Ordered Mesoporous Carbons with Graphitic Tubular Frameworks by Dual Templating for Efficient Electrocatalysis and Energy Storage
Du San Baek, Kyung Ah Lee, Jaehyun Park, Jae Hyung Kim, Jae Hyung Kim, Jungsoo Lee, June Sung Lim, So Young Lee, Tae Joo Shin, Hu Young Jeong, Jae Sung Son, Seok Ju Kang, Jin Young Kim, Jin Young Kim, Sang Hoon Joo
Abstract
Ordered mesoporous carbons (OMCs) have attracted considerable interest owing to their broad utility. OMCs reported to date comprise amorphous rod-like or tubular or graphitic rod-like frameworks, which exhibit tradeoffs between conductivity and surface area. Here we report ordered mesoporous carbons constructed with graphitic tubular frameworks (OMGCs) with tunable pore sizes and mesostructures via dual templating, using mesoporous silica and molybdenum carbide as exo- and endo-templates, respectively. OMGCs simultaneously realize high electrical conductivity and large surface area and pore volume.
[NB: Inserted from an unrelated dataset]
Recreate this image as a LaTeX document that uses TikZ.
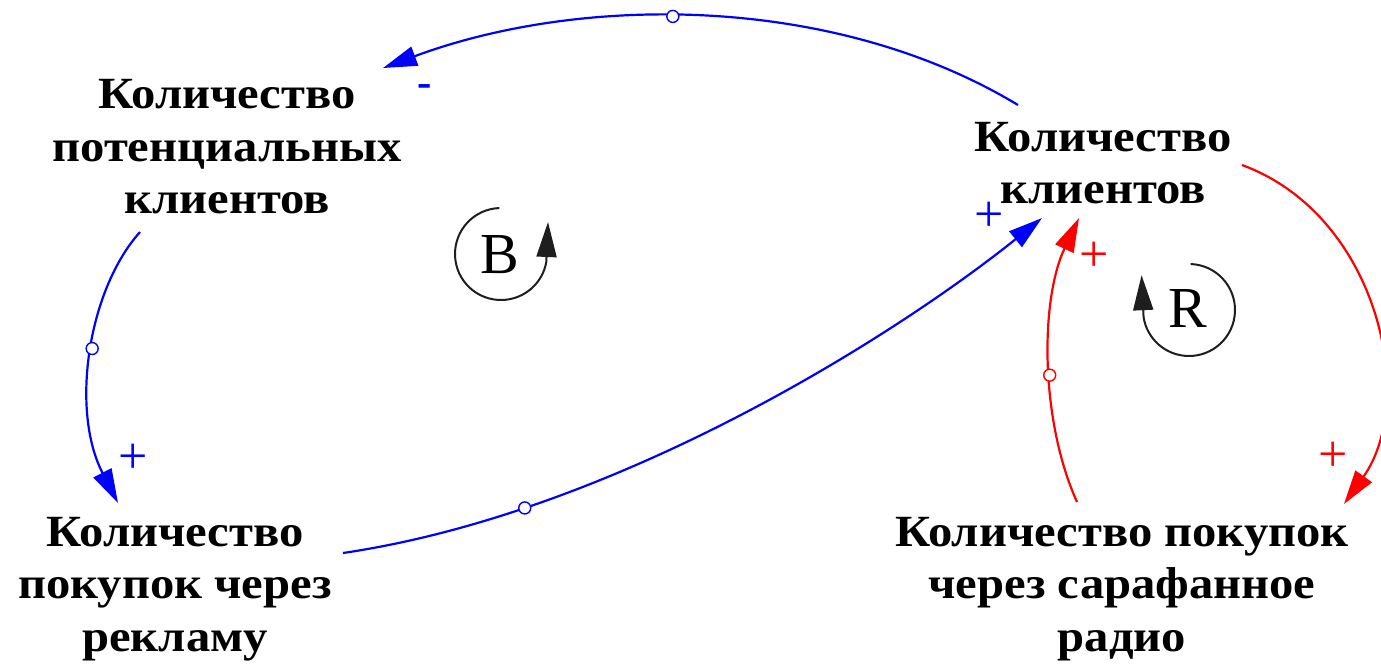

Benefitting from these features, Ru nanoparticles (NPs) supported on OMGC exhibit superior catalytic activity for alkaline hydrogen evolution reaction and single-cell performance for anion exchange membrane water electrolysis compared to Ru NPs on other OMCs and commercial catalysts. Further, the OMGC-based full-carbon symmetric cell demonstrates excellent performances for Li-ion capacitors.